Unhappy with how discussions went when I assigned a 200-page monograph in an intermediate-level class, even when I felt that I had scaffolded my students’ learning appropriately by preparing discussion questions and study tips, I began instead to assign an article by the same author that (at least in history) is always published in a top quality journal prior to the book’s publication. Discussions improved. Similarly, assigning four different articles in one week might mean than they aren’t getting as much as they could out of any of them. Less can be more.
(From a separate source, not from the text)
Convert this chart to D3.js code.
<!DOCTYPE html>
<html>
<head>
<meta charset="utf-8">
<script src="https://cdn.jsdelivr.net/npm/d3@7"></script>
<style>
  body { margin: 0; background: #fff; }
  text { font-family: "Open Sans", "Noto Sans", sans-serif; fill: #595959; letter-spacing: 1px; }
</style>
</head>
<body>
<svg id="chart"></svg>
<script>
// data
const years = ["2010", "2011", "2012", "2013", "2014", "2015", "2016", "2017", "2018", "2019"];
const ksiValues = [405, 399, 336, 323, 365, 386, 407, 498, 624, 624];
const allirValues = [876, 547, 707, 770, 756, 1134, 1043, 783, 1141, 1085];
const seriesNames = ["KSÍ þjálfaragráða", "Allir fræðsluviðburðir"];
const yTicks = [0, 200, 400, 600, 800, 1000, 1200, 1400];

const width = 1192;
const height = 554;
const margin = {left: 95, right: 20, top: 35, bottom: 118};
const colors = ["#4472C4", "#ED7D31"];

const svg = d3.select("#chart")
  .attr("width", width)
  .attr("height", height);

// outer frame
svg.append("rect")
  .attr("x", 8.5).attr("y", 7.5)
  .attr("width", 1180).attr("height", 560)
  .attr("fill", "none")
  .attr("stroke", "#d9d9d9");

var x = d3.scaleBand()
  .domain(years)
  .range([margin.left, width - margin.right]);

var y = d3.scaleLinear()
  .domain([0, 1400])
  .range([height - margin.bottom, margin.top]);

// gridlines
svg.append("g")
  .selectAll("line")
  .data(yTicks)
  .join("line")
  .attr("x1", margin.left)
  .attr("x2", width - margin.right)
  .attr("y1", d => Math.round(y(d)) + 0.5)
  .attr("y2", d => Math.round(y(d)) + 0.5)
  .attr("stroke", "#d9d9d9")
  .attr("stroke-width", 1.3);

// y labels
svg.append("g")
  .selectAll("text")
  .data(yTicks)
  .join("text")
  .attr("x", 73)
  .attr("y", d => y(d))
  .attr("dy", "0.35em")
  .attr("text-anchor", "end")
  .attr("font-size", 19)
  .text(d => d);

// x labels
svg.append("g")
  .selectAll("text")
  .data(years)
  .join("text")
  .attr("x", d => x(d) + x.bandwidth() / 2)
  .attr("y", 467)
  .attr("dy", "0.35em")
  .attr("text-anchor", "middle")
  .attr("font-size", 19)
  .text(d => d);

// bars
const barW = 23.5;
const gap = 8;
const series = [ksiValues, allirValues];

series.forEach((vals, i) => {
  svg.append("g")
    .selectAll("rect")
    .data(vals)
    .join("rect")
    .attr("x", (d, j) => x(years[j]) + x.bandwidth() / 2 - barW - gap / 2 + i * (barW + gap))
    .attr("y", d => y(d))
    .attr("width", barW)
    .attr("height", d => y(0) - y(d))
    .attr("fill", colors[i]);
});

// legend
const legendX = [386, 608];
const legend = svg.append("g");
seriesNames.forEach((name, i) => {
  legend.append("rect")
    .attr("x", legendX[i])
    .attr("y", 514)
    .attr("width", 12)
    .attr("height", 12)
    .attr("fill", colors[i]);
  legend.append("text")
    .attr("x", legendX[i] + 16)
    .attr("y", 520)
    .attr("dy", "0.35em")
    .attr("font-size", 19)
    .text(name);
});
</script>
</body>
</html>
(4) Novices and experts. Many of the above points relate to the fact that we read as experts while our students are still novices and are really learning how to read appropriately to build up their expertise. There are a lot of excellent guides for how to help undergraduates read effectively in their discipline, but let me suggest just a few here. As faculty, we wouldn’t have made it this far (we wouldn’t have finished those 800+ page weeks) without knowing how to skim. Novice readers don’t know how to skim, or rather, they think that skimming involves making sure their eyes “touch” each word but at a quicker rate than regular reading. Timothy Burke (referenced above), who writes a lovely blog called, “Easily Distracted,” uses Benedict Anderson’s Imagined Communities (Verso Press) as an example for how to help students skim for arguments.
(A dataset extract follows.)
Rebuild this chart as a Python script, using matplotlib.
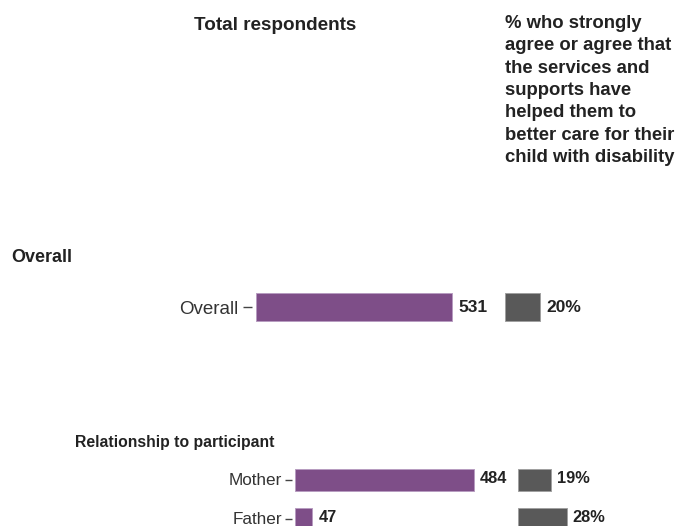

In an 2008 article in Teaching Sociology (“Deep Reading, Cost/Benefit, and the Construction of Meaning: Enhancing Reading Comprehension and Deep Learning in Sociology Courses”), Judith C. and Keith A. Roberts suggest a number of ways to use reading responses to help student develop stronger reading practices. These include:

  • Connecting to the text—Underlining key ideas and making marks and comments in the margins. Students are encouraged to go back through the reading and write five “big” questions on key concepts in the chapter. They can then answer some of those questions or write a commentary on why they think these are the core issues in the reading.
  • Summarizing the readings and visualizing the key ideas—Summarizing the reading by using visual or graphic approaches, charts, lists, etc.
  • Reading response journal—Each portion of the reading assignment is responded to with a question or comment.
  • Studying as a group—Two or three students discuss the readings, focusing on key concepts. Ideas are recorded and then written up.
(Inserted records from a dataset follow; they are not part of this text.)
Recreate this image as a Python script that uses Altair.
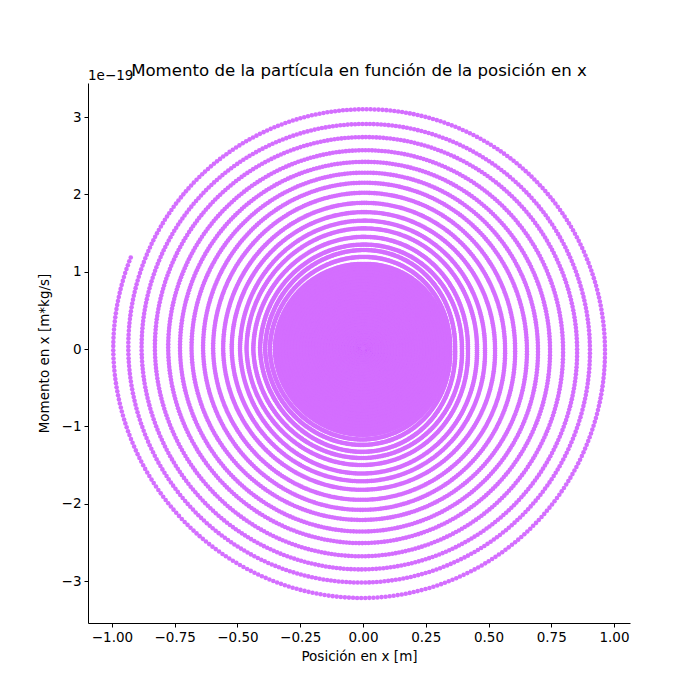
import numpy as np
import pandas as pd
import altair as alt

# ---- values -----------------------------------------------------------
# outermost end of the trajectory (start point)
start_x, start_p = -0.93, 1.19
# successive extremes of each visible turn (x in m, p in 1e-19 m*kg/s)
left_x = [0.995, 0.935, 0.882, 0.829, 0.776, 0.729, 0.683, 0.637, 0.597,
          0.557, 0.523, 0.490, 0.464, 0.437, 0.410, 0.390, 0.371, 0.351]
bottom_p = [3.22, 3.02, 2.85, 2.68, 2.51, 2.36, 2.21, 2.08, 1.95,
            1.82, 1.71, 1.61, 1.50, 1.41, 1.33, 1.24, 1.17, 1.11]
right_x = [0.964, 0.904, 0.853, 0.797, 0.745, 0.697, 0.653, 0.606, 0.566,
           0.526, 0.486, 0.454, 0.418, 0.394, 0.367, 0.347, 0.335, 0.326]
top_p = [3.10, 2.91, 2.74, 2.57, 2.42, 2.28, 2.15, 2.02, 1.89,
         1.77, 1.66, 1.56, 1.45, 1.35, 1.28, 1.19, 1.10, 1.06]
# turns inside the solid core (estimated)
inner_left = [0.340, 0.329, 0.317, 0.305, 0.293, 0.281, 0.269, 0.257, 0.245,
              0.233, 0.221, 0.209, 0.197, 0.185, 0.173, 0.161, 0.149, 0.137,
              0.125, 0.113, 0.101, 0.089, 0.077, 0.065, 0.053, 0.041, 0.029,
              0.018, 0.008]
inner_right = [0.316, 0.306, 0.295, 0.284, 0.273, 0.262, 0.251, 0.240, 0.229,
               0.218, 0.207, 0.196, 0.185, 0.173, 0.161, 0.149, 0.137, 0.125,
               0.113, 0.101, 0.089, 0.077, 0.065, 0.053, 0.041, 0.030, 0.020,
               0.012, 0.005]
inner_bottom = [1.07, 1.03, 0.99, 0.95, 0.91, 0.87, 0.83, 0.79, 0.75,
                0.71, 0.67, 0.63, 0.59, 0.55, 0.51, 0.47, 0.43, 0.39,
                0.35, 0.31, 0.27, 0.23, 0.19, 0.16, 0.13, 0.10, 0.07,
                0.04, 0.02]
inner_top = [1.03, 0.99, 0.95, 0.91, 0.87, 0.83, 0.79, 0.75, 0.71,
             0.67, 0.63, 0.59, 0.55, 0.51, 0.47, 0.43, 0.39, 0.35,
             0.31, 0.27, 0.23, 0.20, 0.17, 0.14, 0.11, 0.08, 0.05,
             0.03, 0.01]

x_ticks = [-1.0, -0.75, -0.5, -0.25, 0.0, 0.25, 0.5, 0.75, 1.0]
y_ticks = [-3, -2, -1, 0, 1, 2, 3]

title_text = "Momento de la partícula en función de la posición en x"
offset_label = "1e\u221219"

# ---- build the trajectory through the read extremes ---------------------
L = left_x + inner_left
R = right_x + inner_right
B = bottom_p + inner_bottom
T = top_p + inner_top
n = len(L)
x_ang, x_amp, p_ang, p_amp = [], [], [], []
for k in range(n):
    x_ang += [180 + 360 * k, 360 + 360 * k]
    x_amp += [L[k], R[k]]
    p_ang += [270 + 360 * k, 450 + 360 * k]
    p_amp += [B[k], T[k]]
phi0 = np.degrees(np.arctan2(start_p / B[0], start_x / L[0]))
phi = np.arange(phi0, 360 * n + 90, 0.95)
a = np.interp(phi, x_ang, x_amp)
b = np.interp(phi, p_ang, p_amp)
rad = np.radians(phi)
df = pd.DataFrame({"x": a * np.cos(rad), "p": b * np.sin(rad)})

FONT = "DejaVu Sans"
W, H = 542, 540

points = alt.Chart(df).mark_circle(size=21, color="#d46eff", opacity=1).encode(
    x=alt.X("x:Q",
            scale=alt.Scale(domain=[-1.0956, 1.0637], nice=False, zero=False),
            axis=alt.Axis(values=x_ticks, format=".2f", title="Posición en x [m]",
                          grid=False, domainColor="black", tickColor="black",
                          tickSize=4, labelPadding=3, labelFontSize=13.5,
                          labelColor="black", labelFont=FONT, titleFont=FONT,
                          titleFontSize=13.5, titleFontWeight="normal",
                          titleColor="black", titlePadding=6)),
    y=alt.Y("p:Q",
            scale=alt.Scale(domain=[-3.543, 3.44], nice=False, zero=False),
            axis=alt.Axis(values=y_ticks, format="d", title="Momento en x [m*kg/s]",
                          grid=False, domainColor="black", tickColor="black",
                          tickSize=4, labelPadding=3, labelFontSize=13.5,
                          labelColor="black", labelFont=FONT, titleFont=FONT,
                          titleFontSize=13.5, titleFontWeight="normal",
                          titleColor="black", titlePadding=10)),
)

offset_text = alt.Chart(pd.DataFrame({"t": [offset_label]})).mark_text(
    align="left", baseline="alphabetic", fontSize=13.5, font=FONT, color="black"
).encode(x=alt.value(0), y=alt.value(-3), text="t:N")

title_mark = alt.Chart(pd.DataFrame({"t": [title_text]})).mark_text(
    align="center", baseline="alphabetic", fontSize=16.6, font=FONT, color="black"
).encode(x=alt.value(W / 2), y=alt.value(-7), text="t:N")

chart = alt.layer(points, offset_text, title_mark).properties(
    width=W, height=H,
    autosize=alt.AutoSizeParams(type="none"),
    padding={"left": 80, "top": 75, "right": 62, "bottom": 69},
).configure_view(stroke=None)

chart.save("out.html", embed_options={"renderer": "svg", "actions": False})
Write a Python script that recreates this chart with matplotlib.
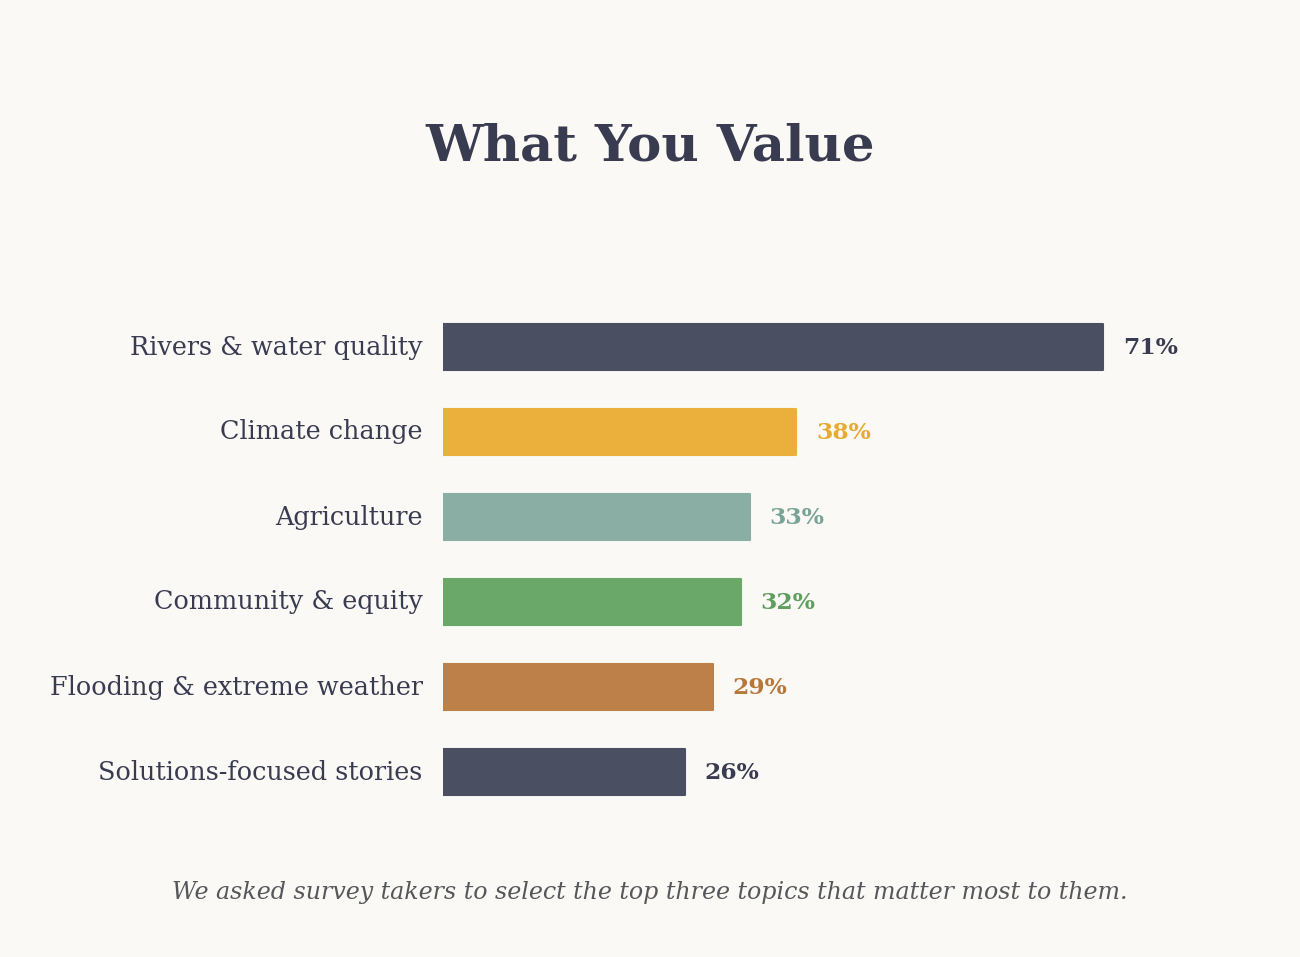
import matplotlib.pyplot as plt

# data
topics = ["Rivers & water quality", "Climate change", "Agriculture",
          "Community & equity", "Flooding & extreme weather", "Solutions-focused stories"]
shares = [71, 38, 33, 32, 29, 26]
bar_colors = ["#4a4f62", "#ebaf3c", "#8aada4", "#6aa86a", "#bd8049", "#4a4f62"]
label_colors = ["#393c51", "#e9aa33", "#7aa398", "#5e9e5e", "#b87639", "#393c51"]

bg = "#faf9f5"
text_dark = "#393c51"

plt.rcParams['font.family'] = ['DejaVu Serif']

fig = plt.figure(figsize=(13, 9.57), dpi=100, facecolor=bg)
# axes spans x 443..1300 px, y 300..820 px
ax = fig.add_axes([443 / 1300, 1 - 820 / 957, 857 / 1300, 520 / 957])
ax.set_facecolor(bg)

px_per_unit = 9.30
ax.set_xlim(0, 857 / px_per_unit)
ax.set_ylim((820 - 347) / 85, (300 - 347) / 85)

ypos = list(range(len(topics)))
bars = ax.barh(ypos, shares, height=0.54, color=bar_colors,
               edgecolor=bar_colors, linewidth=1.5)
for b in bars:
    b.set_joinstyle('round')

for y, v, c in zip(ypos, shares, label_colors):
    ax.text(v + 2.1, y + 0.01, f"{v}%", va='center', ha='left', fontsize=16.8,
            fontweight='bold', color=c)

for y, t in zip(ypos, topics):
    ax.text(-2.2, y, t, va='center', ha='right', fontsize=18.4, color=text_dark)

for s in ax.spines.values():
    s.set_visible(False)
ax.set_xticks([])
ax.set_yticks([])

fig.text(0.5, 1 - 147 / 957, "What You Value", ha='center', va='center',
         fontsize=37, fontweight='bold', color=text_dark)
fig.text(0.5, 1 - 892 / 957,
         "We asked survey takers to select the top three topics that matter most to them.",
         ha='center', va='center', fontsize=17.1, style='italic', color="#55575a")

fig.savefig("out.png", dpi=100, facecolor=bg)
(5) Don’t lose track of the calendar (or your syllabus). Always try to keep in mind where in the school year you are and where in your syllabus you are. We all know this, and most of us ignore it anyway. Very lengthy reading assignments during mid-term week or at the end of the semester will not be read. We may feel that we have to squeeze that extra bit of reading in, but it is generally expecting something that won’t happen as students have much too much else going on during those weeks. Similarly, assigning a heavy reading load during the same week that you have assigned a paper or an exam is not likely to produce the results that you were hoping for. Keep those calendars in mind.

So, how much reading should you assign each week? Try 72 pages and call me in the morning!

For some additional tips on reading, Eric H. Hobson has written a nice paper on “Getting Students to Read: 14 Tips” .

Finally, many disciplines have prepared their own guides for reading in their discipline. History, for example, has The History Guide: A Student’s Guide to the Study of History: 2.1 How to Read a History Assignment.”